Strong financial performance

Meta’s revenue increased 21% during the fourth quarter of 2024, reaching $48.4 billion. Profits surged to $8.02 per share, proving that META has a strong business model that can capitalize on emerging trends.

Key drivers of this success are Meta’s push into artificial intelligence (AI) and augmented reality (AR). Improving these technologies has helped attract advertisers who use the tools to optimize their campaigns for better results.

Meta has seen the number of advertisers using the technology increase from one million to four million in just six months, and that trend is likely to continue. Meta says they will invest even more in the technology and plan to spend between $60 billion and $65 billion in 2025.

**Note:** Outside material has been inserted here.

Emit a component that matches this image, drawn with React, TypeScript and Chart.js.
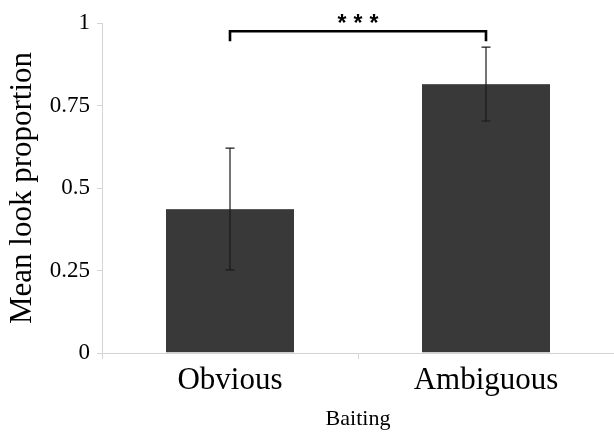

Users can see the impact of AI across META’s platforms. Machine learning enhances content recommendations, advertising strategies, and even user safety, helping META become a leader in AI-driven digital experiences.

AR is also becoming a strong growth area for META thanks to a successful launch of  Ray-Ban Meta Smart Glasses, developed in partnership with EssilorLuxottica. Some of the features these smart glasses provide include environment recognition, real-time translations, and multimedia capabilities.

These glasses got a nice boost when Oprah Winfrey featured them in her 2024 gift guide. Some glasses even fetch a resale value above $1,000, highlighting their desirability. This success will likely pave the way for even more immersive technology from META in the future.

Challenges in the metaverse

Despite Meta’s hot streak, not all of its ventures are thriving. The company’s Reality Labs division, which focuses on the metaverse and VR/AR technologies, has reported significant losses. Since its inception, Reality Labs has accumulated a total loss of $68.9 billion. Its revenue has also declined, dropping from $2.3 billion in 2021 to $2.1 billion in 2024.

Critics of META point to a lack of meaningful metrics and user engagement data to support META’s claim that consumers are ready to embrace the metaverse vision fully. To maintain its momentum, Meta is introducing cost-saving measures that include a 10% reduction in equity-based awards for employees. By cutting costs in non-core areas and doubling down on AI and AR, Meta is hoping for sustained growth.

Meta’s current hot streak is a testament to its adaptability and innovation. While challenges remain, Meta’s strategic investments in AI and AR suggest that the company is betting on the future rather than just the present. If these bets pay off, it could be the beginning of a new era of technological dominance.